【幼少時代の英ちゃん】
生まれも育ちも奈良県の山奥。周りは山に囲まれ、自宅から徒歩10分くらいのところに吉野川が流れる。3人兄弟の末っ子。性格は気弱で人見知りが激しい。が、正義感は人一倍強い。スポーツ万能で、特に山で鍛えた足腰は強じん。そのおかげで、運動会ではいつもトップ。中学はサッカー部に入部。初めからレギュラー入りし活躍する。勉強は苦手。
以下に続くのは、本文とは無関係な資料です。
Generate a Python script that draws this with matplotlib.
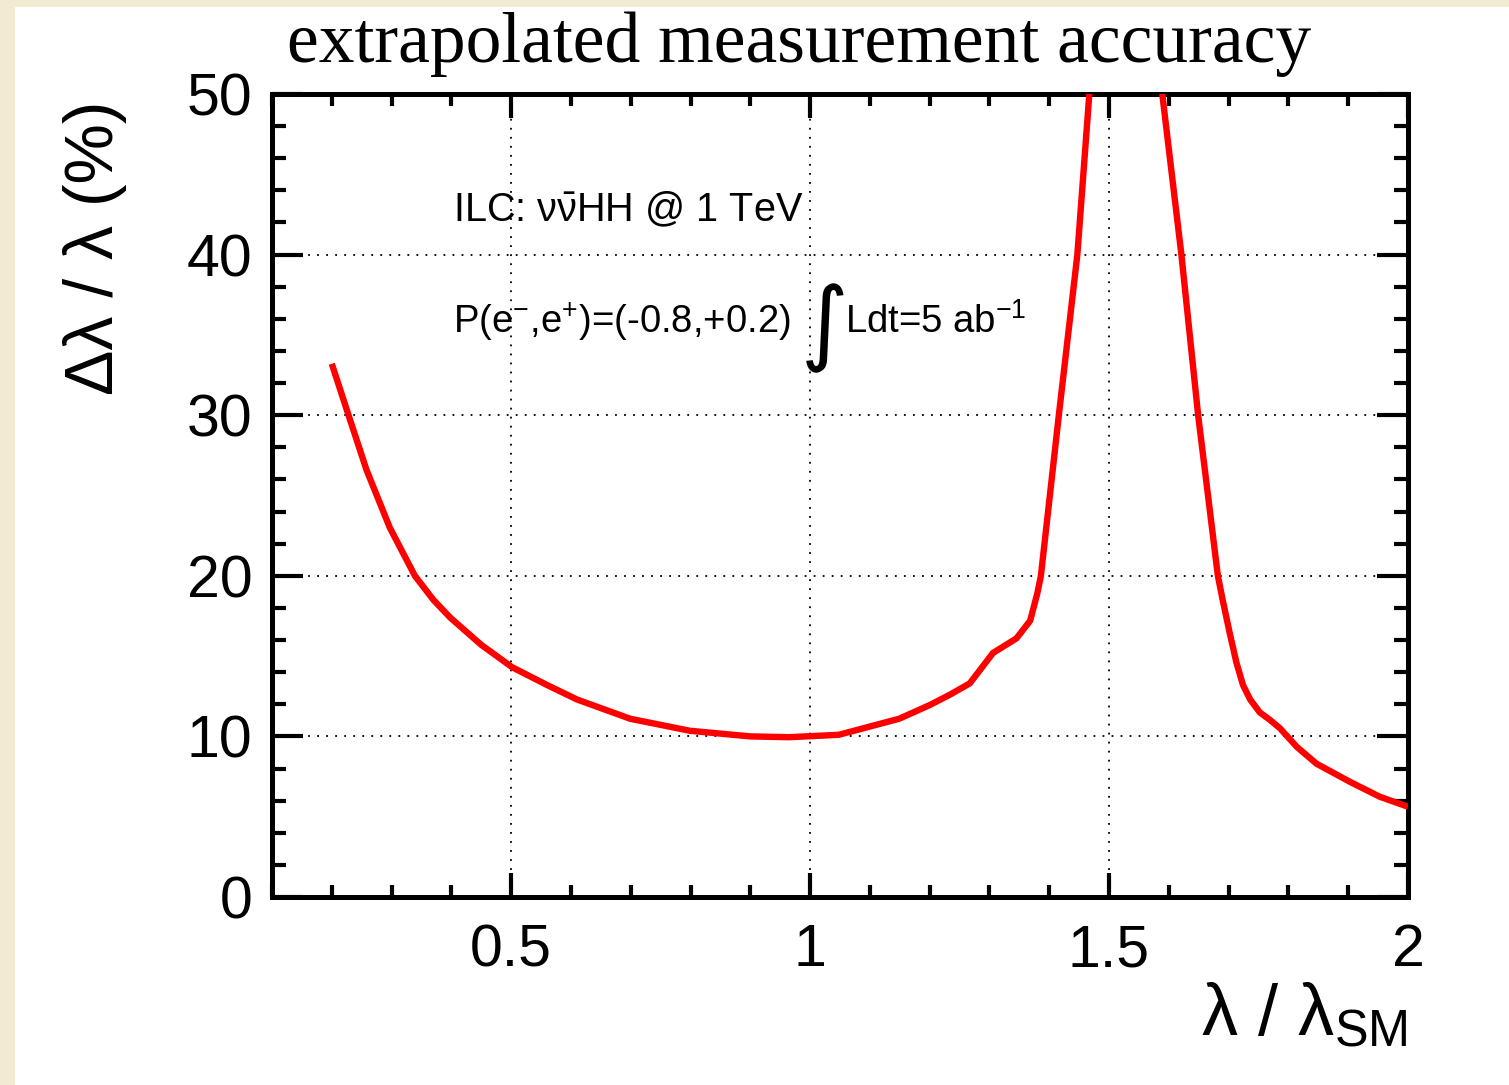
import matplotlib
matplotlib.use("Agg")
import matplotlib.pyplot as plt
from matplotlib.patches import Rectangle
from matplotlib.ticker import MultipleLocator

plt.rcParams["font.family"] = ["Liberation Sans", "DejaVu Sans"]
plt.rcParams["mathtext.fontset"] = "custom"
plt.rcParams["mathtext.rm"] = "Liberation Sans"
plt.rcParams["mathtext.it"] = "Liberation Sans:italic"
plt.rcParams["mathtext.bf"] = "Liberation Sans:bold"

# lambda / lambda_SM  vs  relative accuracy (%)
lam = [0.2, 0.228, 0.258, 0.297, 0.339, 0.37, 0.398, 0.45, 0.502, 0.56,
       0.61, 0.699, 0.799, 0.9, 0.965, 1.048, 1.149, 1.2, 1.234, 1.267,
       1.306, 1.345, 1.368, 1.38, 1.386, 1.416, 1.447, 1.467, 1.52,
       1.589, 1.621, 1.649, 1.682, 1.69, 1.702, 1.713, 1.724, 1.736, 1.752,
       1.77, 1.786, 1.814, 1.847, 1.903, 1.953, 2.0]
acc = [33.2, 30.0, 26.6, 23.0, 20.0, 18.5, 17.4, 15.7, 14.3, 13.2,
       12.3, 11.1, 10.35, 10.0, 9.95, 10.1, 11.1, 11.95, 12.6, 13.3,
       15.2, 16.1, 17.2, 18.9, 20.0, 30.0, 40.0, 50.0, 75.0,
       50.0, 40.0, 30.0, 20.0, 18.5, 16.4, 14.6, 13.2, 12.3, 11.5,
       11.0, 10.5, 9.35, 8.3, 7.17, 6.24, 5.62]

x_major = [0.5, 1, 1.5, 2]
x_labels = ["0.5", "1", "1.5", "2"]
y_major = [0, 10, 20, 30, 40, 50]

W, H = 1509, 1085
fig = plt.figure(figsize=(W / 100, H / 100), dpi=100, facecolor="#f3ead2")
fig.add_artist(Rectangle((15 / W, 0), 1, (H - 7) / H, transform=fig.transFigure,
                         facecolor="white", edgecolor="none", zorder=0))

ax = fig.add_axes([272 / W, 1 - 897 / H, (1408 - 272) / W, (897 - 94) / H])
ax.plot(lam, acc, color="#ff0000", lw=4.6, solid_joinstyle="round",
        solid_capstyle="butt", zorder=3)

ax.set_xlim(0.1, 2)
ax.set_ylim(0, 50)
ax.set_xticks(x_major)
ax.set_xticklabels(x_labels)
ax.set_yticks(y_major)
ax.xaxis.set_minor_locator(MultipleLocator(0.1))
ax.yaxis.set_minor_locator(MultipleLocator(2))

for s in ax.spines.values():
    s.set_linewidth(3.6)
ax.tick_params(which="both", direction="in", top=True, right=True, width=3.0,
               labelsize=42.5)
ax.tick_params(axis="x", which="major", length=17, pad=19)
ax.tick_params(axis="x", which="minor", length=8.5)
ax.tick_params(axis="y", which="major", length=22, pad=14)
ax.tick_params(axis="y", which="minor", length=10)

ax.grid(True, which="major", color="black", lw=1.3, linestyle=(0, (1, 4)))
ax.set_axisbelow(True)

ax.text(0.403, 42.05, r"ILC: $\mathrm{\nu\bar{\nu}}$HH @ 1 TeV", fontsize=28.5,
        va="baseline")
ax.text(0.403, 35.12, r"P(e$^{-}$,e$^{+}$)=(-0.8,+0.2)", fontsize=27.5,
        va="baseline")
ax.text(0.985, 35.4, "\u222b", fontsize=66, family="DejaVu Sans",
        va="center", ha="left")
ax.text(1.058, 35.12, r"Ldt=5 ab$^{-1}$", fontsize=27.5, va="baseline")

fig.text(799 / W, 1 - 62 / H, "extrapolated measurement accuracy",
         family="Liberation Serif", fontsize=51.5, ha="center", va="baseline")
fig.text(95 / W, 1 - 248 / H, "\u0394\u03bb / \u03bb (%)", rotation=90,
         fontsize=49, ha="center", va="center")
fig.text(1408 / W, 1 - 1035 / H, r"$\mathrm{\lambda}$ / $\mathrm{\lambda}_{\mathrm{SM}}$",
         fontsize=52, ha="right", va="baseline")

fig.savefig("out.png", dpi=100, facecolor=fig.get_facecolor())
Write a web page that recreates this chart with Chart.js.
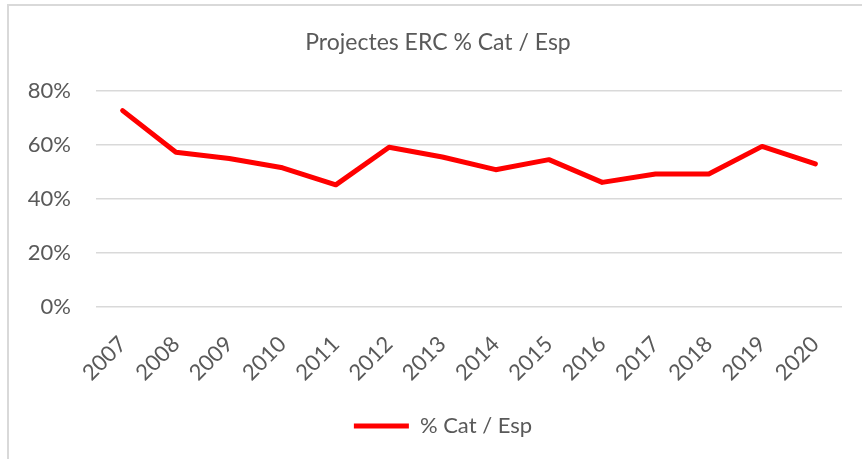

普通、1年はボール拾いと声援と相場が決まっている。それに奈良はサッカーや野球が盛んなところで、レベルは高い。1年でレギュラー入りした英ちゃんが羨ましい。
しかし、サッカーは1年でピリオド。このまま続けていてもプロになるわけでもない。かといって勉強でどれだけやれるか分からない。これから先、みんなと同じパターンの生活が面白くないし、いい加減に生きているように思えてきたという。
その頃、兄がセリカに乗っていてクルマに多少、興味があった。近くに鈴鹿サーキットはあるし、ひょんなきっかけから見に行こうと決心。次の朝4時に起き、始発電車でサーキットまで足を運ぶ。ちょうどF2の開催日だった。
【レーサーに目覚める日】
「凄いなぁ、と思ったと同時に自分はこれだ! これしかないと思いまして。とにかく感激しました。苦しいかもしれないがレースをやれるものなら本気で、しかも死ぬ気で自分のすべてをかけてやろうと決心しました。中途半端な気持ちではやりたくなかった。高校へ行かなかったのも、その分、家の仕事(運送業)を手伝い、お金を貯めてました。実際、お金が無いとレースはやれませんからね」。
その後、18歳になるとすぐ免許を取得。が、クルマを買える余裕はなく、兄の乗っていたセリカをお古でもらう。そして1ヵ月後、コツコツ貯めていたお金でオスカーFJ1600を新車で購入。当時、150万円也。すぐ鈴鹿サーキットを走る。